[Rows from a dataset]
·····

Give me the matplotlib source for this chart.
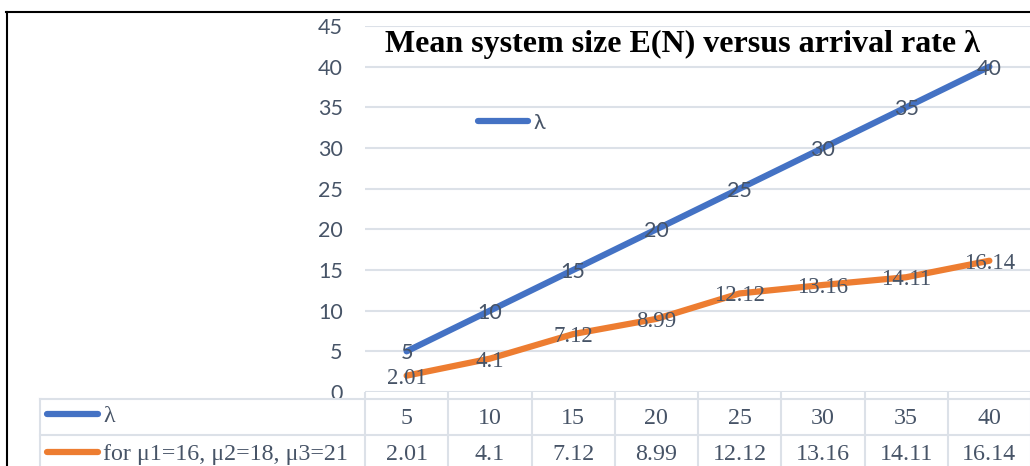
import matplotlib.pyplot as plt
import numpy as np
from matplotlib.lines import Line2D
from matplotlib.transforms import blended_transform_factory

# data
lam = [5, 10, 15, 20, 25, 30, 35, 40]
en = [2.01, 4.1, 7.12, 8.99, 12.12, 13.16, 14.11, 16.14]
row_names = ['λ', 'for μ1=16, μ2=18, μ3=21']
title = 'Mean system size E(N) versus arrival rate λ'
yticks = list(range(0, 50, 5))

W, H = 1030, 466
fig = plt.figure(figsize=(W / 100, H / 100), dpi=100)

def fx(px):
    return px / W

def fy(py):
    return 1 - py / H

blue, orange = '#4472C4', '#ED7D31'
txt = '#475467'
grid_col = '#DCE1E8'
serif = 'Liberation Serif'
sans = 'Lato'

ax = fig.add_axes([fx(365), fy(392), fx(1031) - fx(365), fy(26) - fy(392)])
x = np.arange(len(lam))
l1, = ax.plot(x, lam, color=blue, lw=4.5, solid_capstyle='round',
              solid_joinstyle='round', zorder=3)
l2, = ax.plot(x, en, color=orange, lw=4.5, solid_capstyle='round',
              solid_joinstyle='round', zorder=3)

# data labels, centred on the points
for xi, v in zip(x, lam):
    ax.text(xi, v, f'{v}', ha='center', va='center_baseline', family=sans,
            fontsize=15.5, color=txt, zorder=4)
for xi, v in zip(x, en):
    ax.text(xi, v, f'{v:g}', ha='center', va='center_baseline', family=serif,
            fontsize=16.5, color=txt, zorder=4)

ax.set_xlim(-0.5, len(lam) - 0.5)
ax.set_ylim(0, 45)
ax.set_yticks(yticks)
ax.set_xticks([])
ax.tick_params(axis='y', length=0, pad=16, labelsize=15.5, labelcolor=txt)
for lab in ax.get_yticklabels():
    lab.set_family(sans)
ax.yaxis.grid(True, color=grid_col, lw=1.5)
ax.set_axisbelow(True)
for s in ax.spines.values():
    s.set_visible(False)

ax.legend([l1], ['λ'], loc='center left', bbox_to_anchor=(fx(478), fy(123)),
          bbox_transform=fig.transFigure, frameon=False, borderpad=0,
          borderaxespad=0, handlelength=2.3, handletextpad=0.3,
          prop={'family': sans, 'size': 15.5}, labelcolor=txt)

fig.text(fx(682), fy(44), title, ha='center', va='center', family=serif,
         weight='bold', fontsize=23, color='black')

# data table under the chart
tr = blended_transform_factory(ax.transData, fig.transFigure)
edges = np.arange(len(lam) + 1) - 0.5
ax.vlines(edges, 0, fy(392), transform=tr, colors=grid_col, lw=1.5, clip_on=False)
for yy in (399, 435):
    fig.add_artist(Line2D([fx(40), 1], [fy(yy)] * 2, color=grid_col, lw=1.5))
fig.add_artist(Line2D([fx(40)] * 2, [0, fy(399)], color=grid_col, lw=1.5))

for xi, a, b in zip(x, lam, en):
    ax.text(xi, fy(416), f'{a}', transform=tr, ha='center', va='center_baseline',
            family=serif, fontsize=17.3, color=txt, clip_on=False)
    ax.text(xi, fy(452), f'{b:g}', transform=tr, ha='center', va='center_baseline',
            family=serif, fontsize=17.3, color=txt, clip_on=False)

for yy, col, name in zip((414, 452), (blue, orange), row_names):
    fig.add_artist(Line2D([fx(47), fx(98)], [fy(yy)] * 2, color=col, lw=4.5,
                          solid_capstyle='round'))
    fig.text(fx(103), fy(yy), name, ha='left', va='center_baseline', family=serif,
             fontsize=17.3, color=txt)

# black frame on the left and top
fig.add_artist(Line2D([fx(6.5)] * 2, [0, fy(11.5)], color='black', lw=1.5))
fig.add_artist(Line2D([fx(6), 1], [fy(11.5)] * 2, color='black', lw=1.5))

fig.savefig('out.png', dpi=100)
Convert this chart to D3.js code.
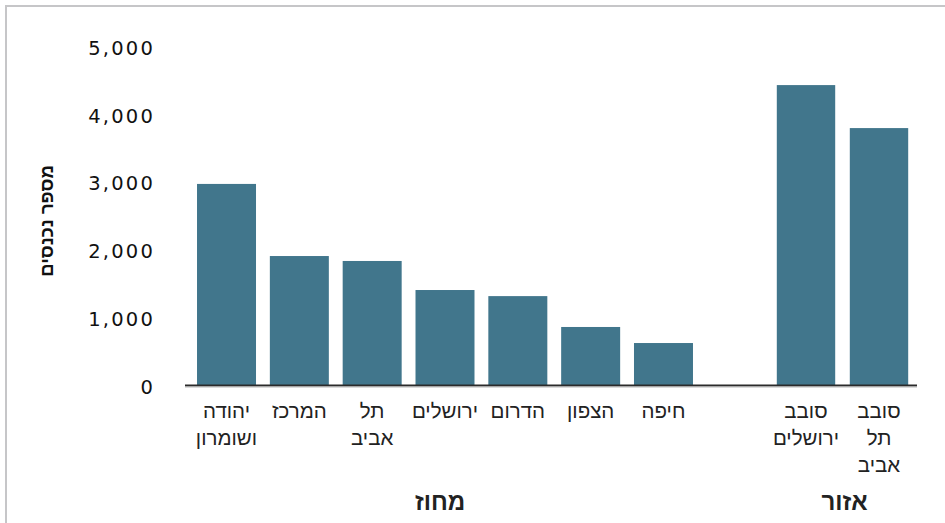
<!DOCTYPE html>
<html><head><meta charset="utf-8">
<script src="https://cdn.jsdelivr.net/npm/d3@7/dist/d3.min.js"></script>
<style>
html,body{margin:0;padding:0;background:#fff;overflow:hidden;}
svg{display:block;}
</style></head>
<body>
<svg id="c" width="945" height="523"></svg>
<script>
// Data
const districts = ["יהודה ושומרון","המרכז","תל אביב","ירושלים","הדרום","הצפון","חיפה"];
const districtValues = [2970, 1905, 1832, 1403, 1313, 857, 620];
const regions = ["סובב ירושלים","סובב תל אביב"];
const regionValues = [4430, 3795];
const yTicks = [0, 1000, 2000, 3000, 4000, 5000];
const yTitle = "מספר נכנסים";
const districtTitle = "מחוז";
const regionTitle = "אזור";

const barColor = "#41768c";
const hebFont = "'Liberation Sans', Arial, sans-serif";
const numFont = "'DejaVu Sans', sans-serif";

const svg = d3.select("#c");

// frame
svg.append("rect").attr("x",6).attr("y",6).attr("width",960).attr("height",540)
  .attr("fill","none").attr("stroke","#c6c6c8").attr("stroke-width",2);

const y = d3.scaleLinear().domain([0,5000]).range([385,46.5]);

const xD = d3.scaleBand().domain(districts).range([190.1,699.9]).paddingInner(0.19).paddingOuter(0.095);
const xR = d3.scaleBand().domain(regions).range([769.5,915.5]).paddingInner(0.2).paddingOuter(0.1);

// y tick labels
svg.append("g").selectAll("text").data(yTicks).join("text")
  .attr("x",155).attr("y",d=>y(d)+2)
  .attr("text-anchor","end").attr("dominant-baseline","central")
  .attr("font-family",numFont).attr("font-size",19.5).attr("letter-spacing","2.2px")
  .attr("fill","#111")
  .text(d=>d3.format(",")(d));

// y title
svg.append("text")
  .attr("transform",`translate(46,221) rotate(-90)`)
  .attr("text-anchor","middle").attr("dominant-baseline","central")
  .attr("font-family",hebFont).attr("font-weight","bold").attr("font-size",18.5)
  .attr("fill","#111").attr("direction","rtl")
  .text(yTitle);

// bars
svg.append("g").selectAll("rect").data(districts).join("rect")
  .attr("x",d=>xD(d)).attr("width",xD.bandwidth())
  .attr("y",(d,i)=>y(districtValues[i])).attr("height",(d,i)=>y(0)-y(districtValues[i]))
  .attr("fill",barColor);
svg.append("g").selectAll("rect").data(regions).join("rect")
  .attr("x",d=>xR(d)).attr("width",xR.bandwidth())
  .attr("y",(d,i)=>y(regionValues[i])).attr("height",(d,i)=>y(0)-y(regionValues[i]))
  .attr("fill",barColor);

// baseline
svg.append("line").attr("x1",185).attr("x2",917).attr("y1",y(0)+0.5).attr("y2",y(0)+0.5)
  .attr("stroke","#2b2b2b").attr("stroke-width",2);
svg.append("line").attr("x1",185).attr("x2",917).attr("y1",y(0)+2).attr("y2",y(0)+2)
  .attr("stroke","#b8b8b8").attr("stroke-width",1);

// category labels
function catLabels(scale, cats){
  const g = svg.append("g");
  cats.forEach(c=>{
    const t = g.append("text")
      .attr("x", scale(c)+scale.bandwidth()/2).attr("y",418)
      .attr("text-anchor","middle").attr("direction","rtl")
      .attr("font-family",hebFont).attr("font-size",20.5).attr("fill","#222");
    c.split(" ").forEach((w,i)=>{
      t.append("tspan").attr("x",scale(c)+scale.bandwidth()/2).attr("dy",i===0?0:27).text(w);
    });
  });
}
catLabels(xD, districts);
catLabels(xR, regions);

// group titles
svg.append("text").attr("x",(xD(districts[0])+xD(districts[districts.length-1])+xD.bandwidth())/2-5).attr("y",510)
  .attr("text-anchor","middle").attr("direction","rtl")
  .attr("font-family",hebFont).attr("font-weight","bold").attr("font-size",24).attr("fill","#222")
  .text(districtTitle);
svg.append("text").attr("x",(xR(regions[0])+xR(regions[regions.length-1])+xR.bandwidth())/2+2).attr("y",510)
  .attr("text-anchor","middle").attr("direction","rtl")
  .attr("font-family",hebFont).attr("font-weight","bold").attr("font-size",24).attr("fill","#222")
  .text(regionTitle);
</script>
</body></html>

·····

PROBLEM -
Please restate the material above line by line, exactly, beginning at its first line and ending with the line that contains "from matplotlib.transforms import", without any pictures.

OUTPUT OF THE TASK -
Give me the matplotlib source for this chart.
import matplotlib.pyplot as plt
import numpy as np
from matplotlib.lines import Line2D
from matplotlib.transforms import blended_transform_factory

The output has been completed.